His double matched that of Usain Bolt, with whom Farah came through youth and junior ranks, the Jamaican having successfully defended the sprint double in an equally astonishing display of track dominance.

And for Farah, his victory was also the perfect riposte following doping allegations surrounding coach Alberto Salazar that had mired the build-up to the world championships.

-Sum surrenders-

Caleb Mwangangi (left) poses with winner Mo Farah and bronze winner, Hagos Gebrhiwet after the men 5000m final. PHOTO/IAAF/Getty Images
Caleb Mwangangi (left) poses with winner Mo Farah and bronze winner, Hagos Gebrhiwet after the men 5000m final. PHOTO/IAAF/Getty Images

Defending champion Sum ended up having to settle for the bronze medal on this occasion after a tense and enthralling three-way battle down to home straight as  Marina Arzamasova returned the world 800m title to Europe.

“Even after the semi final, I did not feel very well, I do not know exactly what was. It (body) was not responding well, I did not manage to recover. It was a tactical race but the last 200m was very tough and the ladies were also pretty fast.

“I just tried to catch up. What I learned from this championships is that it does not matter whether you come in with the fastest time, you come as an ordinary athlete and have to go through all those rounds.

“It is really different than Diamond League meetings. But it was a good lesson, I thank God I was in the final and this bronze will move me forward to the Olympics season,” Sum told the media after her reign came to a end.

Sum came to Beijing after a six-race unbeaten streak this season, but she was beaten in her semi-final race, showing signs of vulnerability, when Canada’s Pan American Games champion Melissa Bishop and the 2014 European champion from Belarus out-sprinted her on the homestretch.

However, in the final, the Kenyan chose to follow a similar race pattern, leading from the gun, and perhaps it proved her undoing.

The only thing she did differently was starting a little more conservatively, at 59.1sec over the first 400m versus 57.4 two days ago as she, probably, tried to conserve more energy for her finishing kick this time.

However, at this pace, her rivals had no problem staying with Sum.

Morocco’s Rababe Arafi was a few metres behind the pack for the half of the first lap, but quickly moved back up, joining the rest of the finalists in contention for the medals.

In the meantime, Sum stayed in the lead.

The Kenyan slightly picked up the pace after the bell, but Arzamasova, Bishop and France’s Renelle Lamote stayed on her shoulder, almost exactly like in her troublesome semi-final heat.

The key events in the race unfolded on the last bend, as the Belorussian powerfully moved forward and overtook the lead.

Most importantly, after making her move on the outside of Sum, Arzamasova managed to cross to the inside, quickly and safely, without risking on getting herself into a collision.

Sum had no space in front of her to quickly respond to Arzamasova’s move.
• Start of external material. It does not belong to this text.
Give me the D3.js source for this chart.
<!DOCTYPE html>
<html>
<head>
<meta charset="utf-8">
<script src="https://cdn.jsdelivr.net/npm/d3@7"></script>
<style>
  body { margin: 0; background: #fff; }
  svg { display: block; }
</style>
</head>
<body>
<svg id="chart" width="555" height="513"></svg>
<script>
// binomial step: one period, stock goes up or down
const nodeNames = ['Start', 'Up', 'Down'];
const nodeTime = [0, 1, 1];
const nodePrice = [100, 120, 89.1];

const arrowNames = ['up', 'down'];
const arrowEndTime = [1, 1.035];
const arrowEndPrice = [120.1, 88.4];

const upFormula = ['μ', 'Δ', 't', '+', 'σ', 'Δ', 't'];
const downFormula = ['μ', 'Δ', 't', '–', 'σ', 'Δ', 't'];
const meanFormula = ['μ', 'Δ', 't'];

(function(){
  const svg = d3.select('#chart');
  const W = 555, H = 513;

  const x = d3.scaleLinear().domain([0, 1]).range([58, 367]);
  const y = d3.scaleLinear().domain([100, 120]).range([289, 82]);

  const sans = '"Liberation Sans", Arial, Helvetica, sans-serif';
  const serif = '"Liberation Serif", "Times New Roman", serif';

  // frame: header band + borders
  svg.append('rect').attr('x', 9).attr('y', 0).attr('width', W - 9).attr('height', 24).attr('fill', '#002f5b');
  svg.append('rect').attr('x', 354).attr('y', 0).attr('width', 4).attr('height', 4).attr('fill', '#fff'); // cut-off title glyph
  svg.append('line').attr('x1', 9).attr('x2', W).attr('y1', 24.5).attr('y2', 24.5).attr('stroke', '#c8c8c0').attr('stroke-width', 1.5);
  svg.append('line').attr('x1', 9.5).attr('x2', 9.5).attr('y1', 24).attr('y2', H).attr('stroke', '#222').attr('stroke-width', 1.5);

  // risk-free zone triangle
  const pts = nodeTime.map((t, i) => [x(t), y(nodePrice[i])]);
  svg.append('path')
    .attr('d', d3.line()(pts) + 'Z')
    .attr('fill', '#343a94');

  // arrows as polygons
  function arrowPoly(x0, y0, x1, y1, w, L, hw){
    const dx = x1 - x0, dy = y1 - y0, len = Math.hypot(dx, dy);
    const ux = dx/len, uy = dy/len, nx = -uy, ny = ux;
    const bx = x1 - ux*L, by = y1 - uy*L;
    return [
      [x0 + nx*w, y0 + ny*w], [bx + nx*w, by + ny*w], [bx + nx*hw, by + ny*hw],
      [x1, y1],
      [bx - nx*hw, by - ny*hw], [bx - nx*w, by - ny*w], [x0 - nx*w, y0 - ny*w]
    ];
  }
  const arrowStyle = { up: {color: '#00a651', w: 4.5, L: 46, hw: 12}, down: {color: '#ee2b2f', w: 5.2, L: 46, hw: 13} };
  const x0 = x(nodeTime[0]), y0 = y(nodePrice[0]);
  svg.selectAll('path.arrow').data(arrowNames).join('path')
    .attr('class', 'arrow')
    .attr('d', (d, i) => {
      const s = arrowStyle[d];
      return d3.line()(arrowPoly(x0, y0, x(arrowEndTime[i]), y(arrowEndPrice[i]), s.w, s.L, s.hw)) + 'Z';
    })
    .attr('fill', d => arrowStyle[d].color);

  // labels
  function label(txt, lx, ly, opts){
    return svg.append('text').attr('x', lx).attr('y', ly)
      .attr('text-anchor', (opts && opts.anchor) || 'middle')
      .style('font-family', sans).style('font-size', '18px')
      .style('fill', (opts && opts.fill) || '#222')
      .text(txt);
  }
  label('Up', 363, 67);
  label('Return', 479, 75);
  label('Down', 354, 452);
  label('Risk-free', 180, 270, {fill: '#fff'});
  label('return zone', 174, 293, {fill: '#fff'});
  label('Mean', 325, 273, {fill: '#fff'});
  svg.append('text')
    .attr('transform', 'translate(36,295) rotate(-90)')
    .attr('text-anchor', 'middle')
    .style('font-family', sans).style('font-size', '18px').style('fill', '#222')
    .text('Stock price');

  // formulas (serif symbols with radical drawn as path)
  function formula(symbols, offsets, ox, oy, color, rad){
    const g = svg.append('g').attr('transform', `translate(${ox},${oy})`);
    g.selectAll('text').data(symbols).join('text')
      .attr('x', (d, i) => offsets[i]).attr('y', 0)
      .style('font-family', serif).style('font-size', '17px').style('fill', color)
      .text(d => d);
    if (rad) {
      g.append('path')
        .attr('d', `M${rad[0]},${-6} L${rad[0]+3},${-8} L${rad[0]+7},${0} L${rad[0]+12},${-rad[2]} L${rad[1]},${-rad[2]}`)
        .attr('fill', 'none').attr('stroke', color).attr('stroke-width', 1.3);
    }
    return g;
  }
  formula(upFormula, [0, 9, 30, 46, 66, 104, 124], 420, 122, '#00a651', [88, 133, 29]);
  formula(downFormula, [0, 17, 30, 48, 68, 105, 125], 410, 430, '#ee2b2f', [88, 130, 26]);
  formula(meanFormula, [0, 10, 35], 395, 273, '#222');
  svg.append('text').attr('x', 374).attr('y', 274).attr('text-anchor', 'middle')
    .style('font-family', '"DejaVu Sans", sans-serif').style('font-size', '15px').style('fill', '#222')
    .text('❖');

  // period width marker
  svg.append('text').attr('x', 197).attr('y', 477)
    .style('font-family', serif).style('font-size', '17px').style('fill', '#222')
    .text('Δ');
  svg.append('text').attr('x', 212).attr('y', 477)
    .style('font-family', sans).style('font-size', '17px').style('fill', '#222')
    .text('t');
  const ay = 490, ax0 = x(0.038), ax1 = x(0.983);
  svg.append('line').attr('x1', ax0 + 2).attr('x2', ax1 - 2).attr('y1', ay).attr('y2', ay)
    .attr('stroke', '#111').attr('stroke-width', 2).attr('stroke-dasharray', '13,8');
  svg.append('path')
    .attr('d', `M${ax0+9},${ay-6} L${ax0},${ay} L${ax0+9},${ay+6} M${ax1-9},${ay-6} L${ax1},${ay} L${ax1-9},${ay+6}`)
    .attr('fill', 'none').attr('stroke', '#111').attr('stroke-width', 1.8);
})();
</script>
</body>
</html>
The Kenyan tried to go wide, but this only opened the inside to Melissa Bishop, who had plenty of energy for the finishing spurt.

In her desperate dash to the finish line, Sum couldn’t match her rivals’ pace and finished third in 1:58.18.
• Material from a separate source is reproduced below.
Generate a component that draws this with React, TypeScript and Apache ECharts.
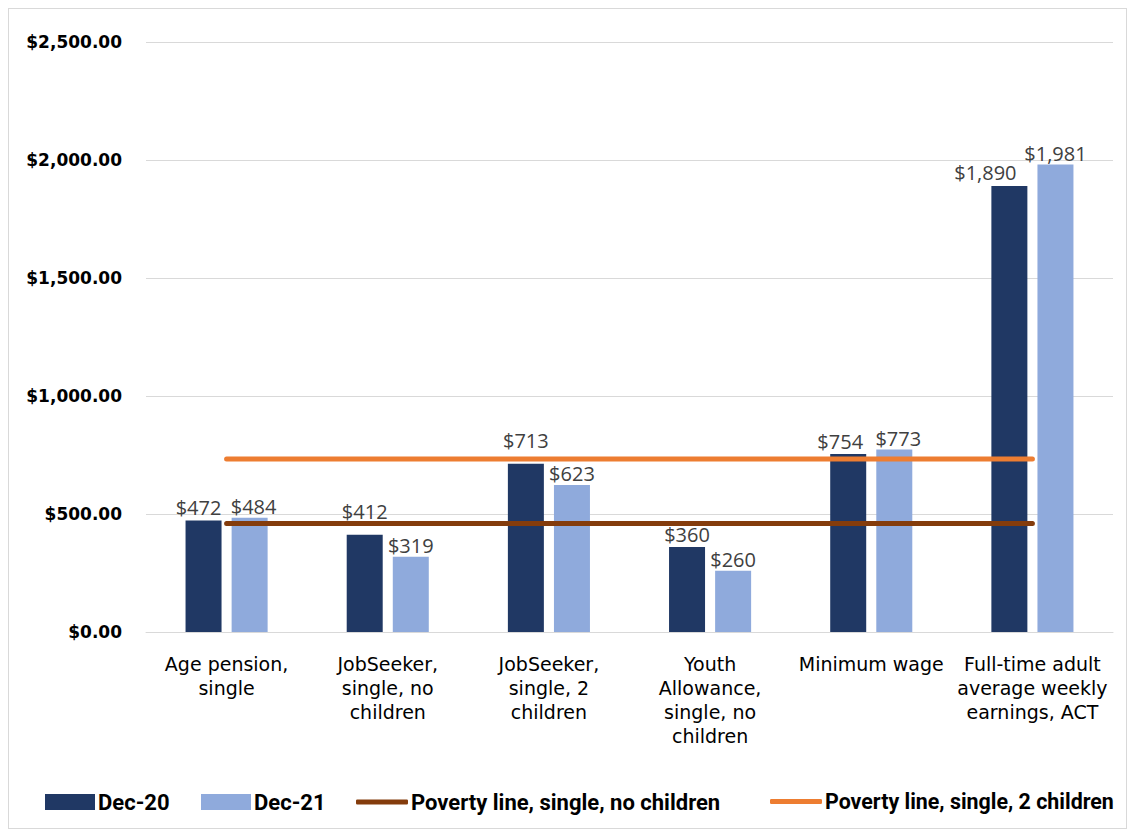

The resemblance to the semi-final race, however, wasn’t complete, as tonight Arzamasova was in charge, clocking 1:58.03 for the win, while Melissa Bishop finished second in 1:58.12 after clocking the fastest second lap in the race at 58.73.

The Belorussian added the world title to her European title and the world indoor championships bronze medal from 2014, while for Bishop this silver is her first success on a global stage.

Both Arzamasova and Bishop won the first ever world championships medals in the 800m for their respective countries.